### AIM OF THE EXERCISE
Below are entries; repeat exactly, and nothing else, the lines from the one holding "Emit a Python" through the one holding "from matplotlib.ticker import", inclusive. Leave the pictures out.

===

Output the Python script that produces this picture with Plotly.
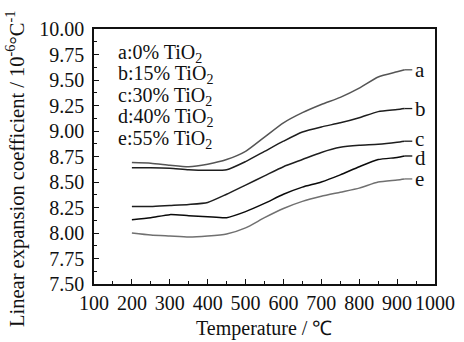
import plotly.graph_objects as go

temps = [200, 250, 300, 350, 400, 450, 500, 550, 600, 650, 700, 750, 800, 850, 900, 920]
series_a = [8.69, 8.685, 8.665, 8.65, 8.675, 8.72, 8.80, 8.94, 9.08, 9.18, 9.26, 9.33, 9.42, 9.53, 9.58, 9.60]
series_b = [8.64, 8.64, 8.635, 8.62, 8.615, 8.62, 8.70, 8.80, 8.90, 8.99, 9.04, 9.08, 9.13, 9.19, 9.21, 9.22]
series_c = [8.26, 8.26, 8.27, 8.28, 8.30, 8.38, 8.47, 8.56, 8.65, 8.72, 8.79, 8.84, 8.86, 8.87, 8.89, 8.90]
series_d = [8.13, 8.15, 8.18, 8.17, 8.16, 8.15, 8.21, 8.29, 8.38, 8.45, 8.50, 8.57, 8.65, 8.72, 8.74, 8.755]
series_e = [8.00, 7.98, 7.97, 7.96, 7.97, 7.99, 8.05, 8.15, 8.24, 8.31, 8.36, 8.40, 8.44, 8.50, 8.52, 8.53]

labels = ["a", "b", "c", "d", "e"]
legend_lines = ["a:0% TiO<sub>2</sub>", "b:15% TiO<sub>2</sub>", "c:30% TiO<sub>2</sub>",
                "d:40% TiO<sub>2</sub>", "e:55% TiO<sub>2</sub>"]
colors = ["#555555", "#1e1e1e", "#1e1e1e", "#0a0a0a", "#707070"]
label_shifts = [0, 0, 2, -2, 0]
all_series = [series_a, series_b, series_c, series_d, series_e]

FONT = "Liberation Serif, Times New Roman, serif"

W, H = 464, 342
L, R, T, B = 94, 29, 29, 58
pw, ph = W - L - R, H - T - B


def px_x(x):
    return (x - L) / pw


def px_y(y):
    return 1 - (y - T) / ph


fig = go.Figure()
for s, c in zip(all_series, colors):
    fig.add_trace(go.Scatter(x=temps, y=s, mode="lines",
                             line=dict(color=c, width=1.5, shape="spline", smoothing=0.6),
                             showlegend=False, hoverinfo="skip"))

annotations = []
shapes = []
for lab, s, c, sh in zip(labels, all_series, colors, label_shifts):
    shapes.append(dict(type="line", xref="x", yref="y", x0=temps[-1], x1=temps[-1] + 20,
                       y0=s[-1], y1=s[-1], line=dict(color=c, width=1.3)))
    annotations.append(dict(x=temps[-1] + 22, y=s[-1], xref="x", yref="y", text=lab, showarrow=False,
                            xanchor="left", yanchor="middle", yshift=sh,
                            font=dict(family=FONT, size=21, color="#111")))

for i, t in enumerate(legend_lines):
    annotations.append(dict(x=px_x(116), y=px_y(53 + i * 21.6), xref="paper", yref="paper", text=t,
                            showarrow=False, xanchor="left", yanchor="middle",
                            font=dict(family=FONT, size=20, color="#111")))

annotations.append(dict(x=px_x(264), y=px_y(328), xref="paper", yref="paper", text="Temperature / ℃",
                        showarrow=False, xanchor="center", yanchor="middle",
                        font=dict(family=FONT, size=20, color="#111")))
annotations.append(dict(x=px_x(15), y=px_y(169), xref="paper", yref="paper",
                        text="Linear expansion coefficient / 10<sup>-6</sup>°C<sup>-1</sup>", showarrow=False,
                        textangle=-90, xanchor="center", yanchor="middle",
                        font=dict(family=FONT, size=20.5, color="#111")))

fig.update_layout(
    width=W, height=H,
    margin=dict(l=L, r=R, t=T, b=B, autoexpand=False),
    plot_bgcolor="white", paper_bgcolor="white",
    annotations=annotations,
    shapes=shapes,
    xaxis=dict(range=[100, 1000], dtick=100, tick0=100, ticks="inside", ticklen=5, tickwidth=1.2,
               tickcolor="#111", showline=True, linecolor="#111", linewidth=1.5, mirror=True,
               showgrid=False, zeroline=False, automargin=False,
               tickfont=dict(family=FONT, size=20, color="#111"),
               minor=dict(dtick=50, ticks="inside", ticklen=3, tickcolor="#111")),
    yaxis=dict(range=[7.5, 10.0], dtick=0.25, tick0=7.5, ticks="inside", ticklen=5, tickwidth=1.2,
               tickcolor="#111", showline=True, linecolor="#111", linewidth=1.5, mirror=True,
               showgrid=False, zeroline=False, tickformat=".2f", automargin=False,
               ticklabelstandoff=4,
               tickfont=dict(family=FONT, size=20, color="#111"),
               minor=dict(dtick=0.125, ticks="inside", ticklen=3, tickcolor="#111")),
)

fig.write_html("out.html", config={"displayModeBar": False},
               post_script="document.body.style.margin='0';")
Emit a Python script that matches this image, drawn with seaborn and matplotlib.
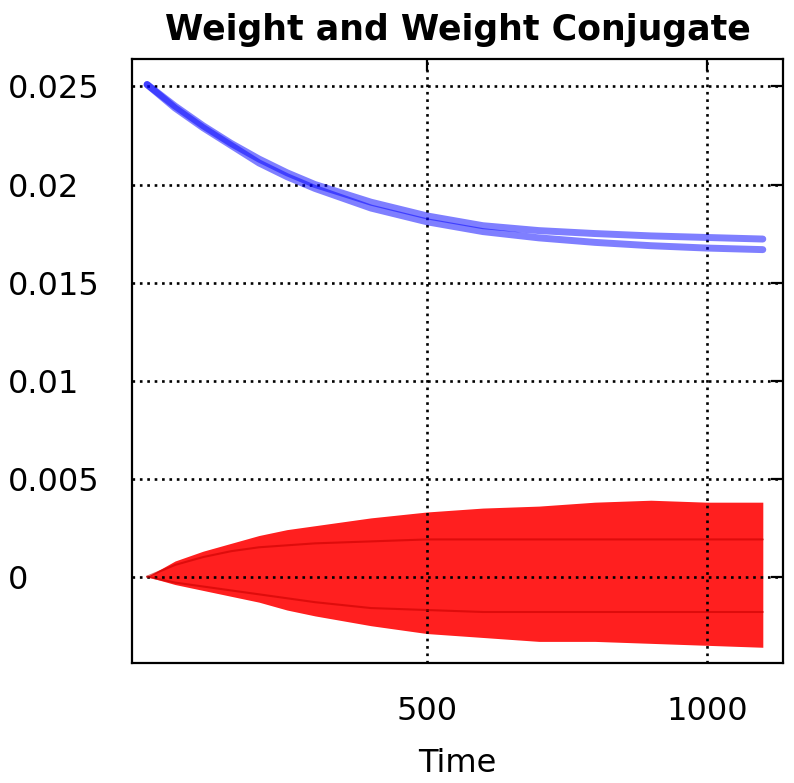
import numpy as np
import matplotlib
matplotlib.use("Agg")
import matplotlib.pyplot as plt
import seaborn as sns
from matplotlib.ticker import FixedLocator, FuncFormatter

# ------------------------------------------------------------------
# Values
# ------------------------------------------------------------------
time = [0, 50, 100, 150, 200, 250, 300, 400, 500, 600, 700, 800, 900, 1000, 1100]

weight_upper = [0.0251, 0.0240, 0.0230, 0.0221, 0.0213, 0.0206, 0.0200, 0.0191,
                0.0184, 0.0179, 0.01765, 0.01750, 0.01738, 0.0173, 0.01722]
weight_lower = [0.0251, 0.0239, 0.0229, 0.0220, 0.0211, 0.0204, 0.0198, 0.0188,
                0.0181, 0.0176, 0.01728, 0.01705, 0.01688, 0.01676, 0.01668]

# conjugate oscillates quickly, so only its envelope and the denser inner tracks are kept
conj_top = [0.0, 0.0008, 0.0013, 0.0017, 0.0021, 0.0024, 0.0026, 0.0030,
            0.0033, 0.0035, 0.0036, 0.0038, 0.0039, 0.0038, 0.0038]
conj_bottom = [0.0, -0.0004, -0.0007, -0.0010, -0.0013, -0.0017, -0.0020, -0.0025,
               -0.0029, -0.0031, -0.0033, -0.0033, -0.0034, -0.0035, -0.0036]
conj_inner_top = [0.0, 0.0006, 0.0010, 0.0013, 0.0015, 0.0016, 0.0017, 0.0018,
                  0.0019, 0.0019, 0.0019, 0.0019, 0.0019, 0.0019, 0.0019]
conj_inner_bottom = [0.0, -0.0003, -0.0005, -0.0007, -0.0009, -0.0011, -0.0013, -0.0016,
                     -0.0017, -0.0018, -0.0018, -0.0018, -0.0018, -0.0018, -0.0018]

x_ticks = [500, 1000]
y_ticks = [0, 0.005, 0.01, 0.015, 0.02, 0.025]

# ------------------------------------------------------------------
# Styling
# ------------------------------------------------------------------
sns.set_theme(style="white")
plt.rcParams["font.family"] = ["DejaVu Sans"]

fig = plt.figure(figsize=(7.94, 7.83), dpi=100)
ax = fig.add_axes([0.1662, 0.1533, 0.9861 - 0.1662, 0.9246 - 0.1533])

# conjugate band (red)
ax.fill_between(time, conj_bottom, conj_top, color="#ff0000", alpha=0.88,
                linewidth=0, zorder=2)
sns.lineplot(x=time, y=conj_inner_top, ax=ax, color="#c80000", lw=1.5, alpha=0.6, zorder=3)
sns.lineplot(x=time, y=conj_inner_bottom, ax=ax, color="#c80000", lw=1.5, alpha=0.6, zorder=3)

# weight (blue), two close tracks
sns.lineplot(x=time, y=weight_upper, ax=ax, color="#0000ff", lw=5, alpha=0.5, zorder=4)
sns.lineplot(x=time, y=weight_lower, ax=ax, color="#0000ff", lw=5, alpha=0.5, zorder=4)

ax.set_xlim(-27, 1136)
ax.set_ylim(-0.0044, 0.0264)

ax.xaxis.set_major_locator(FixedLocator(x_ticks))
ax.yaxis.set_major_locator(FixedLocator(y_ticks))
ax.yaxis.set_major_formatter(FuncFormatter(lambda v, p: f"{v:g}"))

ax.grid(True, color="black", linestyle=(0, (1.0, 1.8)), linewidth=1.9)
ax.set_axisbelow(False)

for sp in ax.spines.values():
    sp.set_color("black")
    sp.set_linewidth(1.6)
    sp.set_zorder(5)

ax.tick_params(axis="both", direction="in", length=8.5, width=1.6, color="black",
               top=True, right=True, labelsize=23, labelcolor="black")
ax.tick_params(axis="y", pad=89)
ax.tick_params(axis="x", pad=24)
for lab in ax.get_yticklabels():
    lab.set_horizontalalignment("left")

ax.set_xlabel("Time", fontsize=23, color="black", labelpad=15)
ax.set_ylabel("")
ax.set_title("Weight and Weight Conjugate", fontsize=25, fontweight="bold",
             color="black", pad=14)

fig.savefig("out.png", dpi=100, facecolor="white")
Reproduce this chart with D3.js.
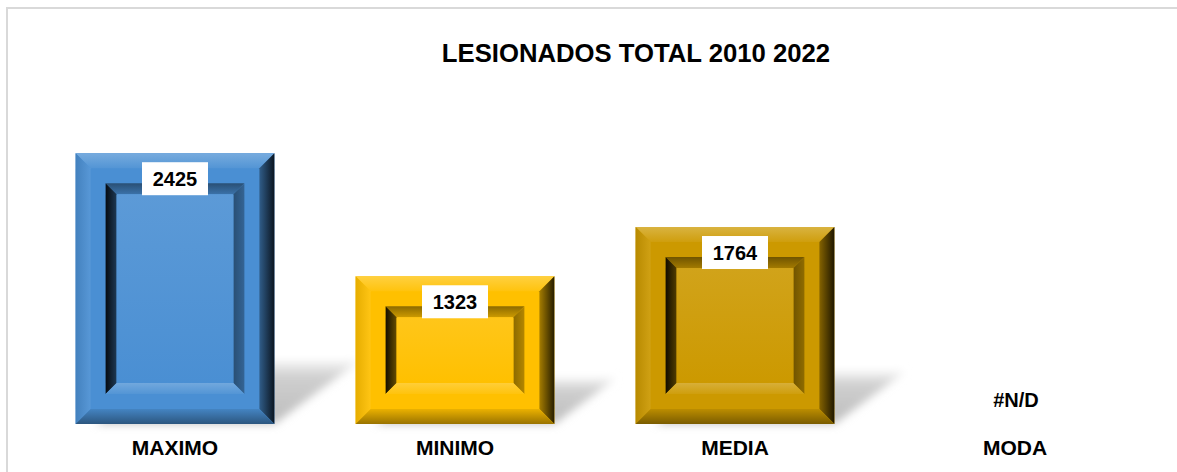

===

### RESPONSE
Emit a Python script that matches this image, drawn with seaborn and matplotlib.
import numpy as np
import matplotlib
matplotlib.use("Agg")
import matplotlib.pyplot as plt
import seaborn as sns
from matplotlib.ticker import FixedLocator, FuncFormatter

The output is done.